Hanna, I too read the Sandra Tsing-Loh piece in the Atlantic , and I think she’s missing part of the point. It’s not modern marriage that’s the problem , it’s modern child rearing. Motherhood and marriage are inextricably linked in Tsing-Loh’s piece, and while she never explictly says it, she chooses modern motherhood over her marriage:
Given my staggering working mother’s to-do list, I cannot take on yet another arduous home- and self-improvement project, that of rekindling our romance. Sobered by this failure as a mother-which is to say, my failure as a wife-I’ve since begun a journey of reading, thinking, and listening to what’s going on in other 21st-century American families.
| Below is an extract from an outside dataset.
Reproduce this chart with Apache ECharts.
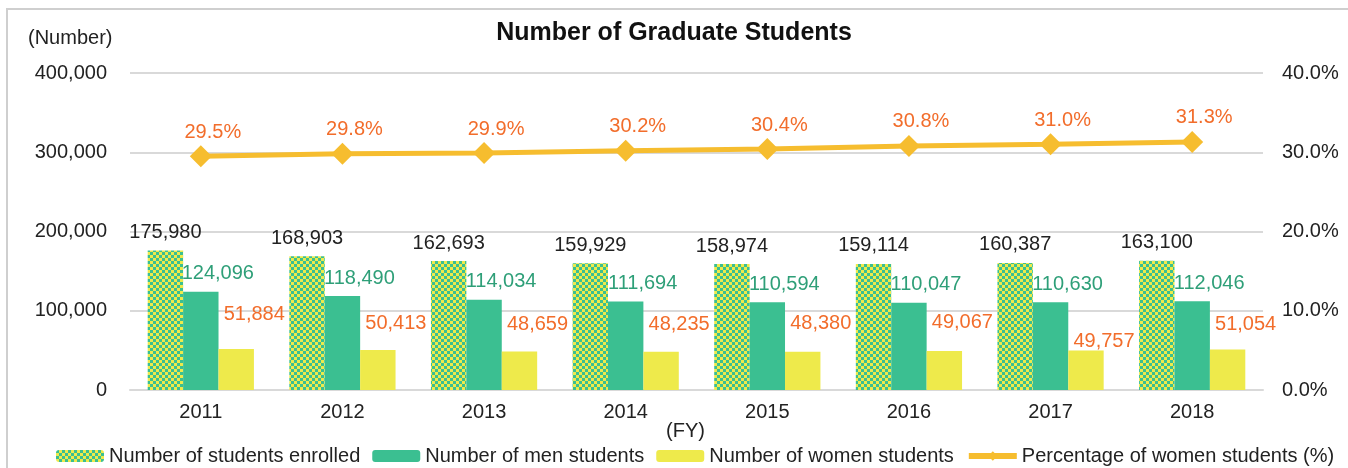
<!DOCTYPE html>
<html>
<head>
<meta charset="utf-8">
<script src="https://cdn.jsdelivr.net/npm/echarts@6/dist/echarts.min.js"></script>
<style>
  html, body { margin: 0; padding: 0; background: #fff; }
  #frame { position: absolute; left: 6px; top: 8px; width: 1400px; height: 500px;
           border-left: 2px solid #cfcfcf; border-top: 2px solid #cfcfcf; }
  #chart { position: absolute; left: 0; top: 0; width: 1348px; height: 468px; }
</style>
</head>
<body>
<div id="frame"></div>
<div id="chart"></div>
<script>
const years = ['2011', '2012', '2013', '2014', '2015', '2016', '2017', '2018'];
const enrolled = [175980, 168903, 162693, 159929, 158974, 159114, 160387, 163100];
const men = [124096, 118490, 114034, 111694, 110594, 110047, 110630, 112046];
const women = [51884, 50413, 48659, 48235, 48380, 49067, 49757, 51054];
const womenPct = [29.5, 29.8, 29.9, 30.2, 30.4, 30.8, 31.0, 31.3];

// label nudges (layout only)
const womenDy = [-19, -12, -12, -12, -13, -14, 6, -10];

const GREEN = '#3bbf91';
const YELLOW = '#eeea4b';
const GOLD = '#f6bd2f';
const ORANGE = '#f26d2b';
const FONT = 'Liberation Sans, Arial, sans-serif';

// checkered fill for the "enrolled" bars
const tile = document.createElement('canvas');
tile.width = 6; tile.height = 6;
const tctx = tile.getContext('2d');
tctx.fillStyle = YELLOW; tctx.fillRect(0, 0, 6, 6);
tctx.fillStyle = GREEN; tctx.fillRect(0, 0, 3, 3); tctx.fillRect(3, 3, 3, 3);
const checker = { image: tile, repeat: 'repeat' };

const fmtNum = v => v.toLocaleString('en-US');

const chart = echarts.init(document.getElementById('chart'));
const option = {
    animation: false,
    textStyle: { fontFamily: FONT },
    title: {
        text: 'Number of Graduate Students',
        left: 'center',
        top: 16,
        textStyle: { fontSize: 25, fontWeight: 'bold', color: '#111', fontFamily: FONT }
    },
    graphic: [
        { type: 'text', left: 28, top: 28, style: { text: '(Number)', fill: '#222', font: '20px ' + FONT } },
        { type: 'text', left: 666, top: 421, style: { text: '(FY)', fill: '#222', font: '20px ' + FONT } }
    ],
    legend: {
        left: 51,
        top: 441,
        itemWidth: 48,
        itemHeight: 12,
        itemGap: 12,
        textStyle: { fontSize: 20, color: '#222', fontFamily: FONT },
        data: [
            'Number of students enrolled',
            'Number of men students',
            'Number of women students',
            { name: 'Percentage of women students (%)', lineStyle: { width: 6 } }
        ]
    },
    grid: { left: 130, right: 85, top: 73, bottom: 78 },
    xAxis: {
        type: 'category',
        data: years,
        axisTick: { show: false },
        axisLine: { lineStyle: { color: '#d9d9d9', width: 2 } },
        axisLabel: { fontSize: 20, color: '#222', margin: 12 }
    },
    yAxis: [
        {
            type: 'value', min: 0, max: 400000, interval: 100000,
            axisLabel: { fontSize: 20, color: '#222', margin: 23, formatter: fmtNum },
            splitLine: { lineStyle: { color: '#d9d9d9', width: 2 } },
            axisLine: { show: false }, axisTick: { show: false }
        },
        {
            type: 'value', min: 0, max: 40, interval: 10,
            axisLabel: { fontSize: 20, color: '#222', margin: 19, formatter: v => v.toFixed(1) + '%' },
            splitLine: { show: false },
            axisLine: { show: false }, axisTick: { show: false }
        }
    ],
    series: [
        {
            name: 'Number of students enrolled',
            type: 'bar',
            barGap: '0%',
            barCategoryGap: '25%',
            itemStyle: { color: checker },
            data: enrolled,
            label: { show: true, position: 'top', offset: [0, -3], fontSize: 20, color: '#222', formatter: p => fmtNum(p.value) }
        },
        {
            name: 'Number of men students',
            type: 'bar',
            itemStyle: { color: GREEN },
            data: men,
            label: { show: true, position: 'top', offset: [17, -3], fontSize: 20, color: '#2e9f78', formatter: p => fmtNum(p.value) }
        },
        {
            name: 'Number of women students',
            type: 'bar',
            itemStyle: { color: YELLOW },
            data: women.map((v, i) => ({
                value: v,
                label: { offset: [18, womenDy[i]] }
            })),
            label: { show: true, position: 'top', fontSize: 20, color: ORANGE, formatter: p => fmtNum(p.value) }
        },
        {
            name: 'Percentage of women students (%)',
            type: 'line',
            yAxisIndex: 1,
            data: womenPct,
            symbol: 'diamond',
            symbolSize: 22,
            z: 5,
            lineStyle: { color: GOLD, width: 5 },
            itemStyle: { color: GOLD },
            label: { show: true, position: 'top', offset: [12, 2], fontSize: 20, color: ORANGE, formatter: p => p.value.toFixed(1) + '%' }
        }
    ]
};
chart.setOption(option);
</script>
</body>
</html>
But even though Tsing-Loh complains about the “staggering working mother’s to-do list,” she refuses to get a nanny because she “secretly worried that using domestic help was exploitative”; she describes children with an “extraordinarily challenging roster of extracurricular activities and a quarterly testing schedule.” And everyone seems to want to have sex … until children come along.
This is obviously a debate of privilege, but all the women Tsing-Loh describes in her piece can afford a nanny, a housekeeper, or a baby sitter. I don’t think it’s so much that the idea of a life-long partner is out of date. It’s that women need to hand over some of the child-rearing duties, and perhaps let little Timmy play baseball in the yard rather than signing him up for the elite traveling team; to let little Timmy study for his tests on his own, rather than getting so freaked out about his “quarterly testing schedule.” If those things are more important to you than working on your marriage, that’s your choice, but it’s not the fault of the institution.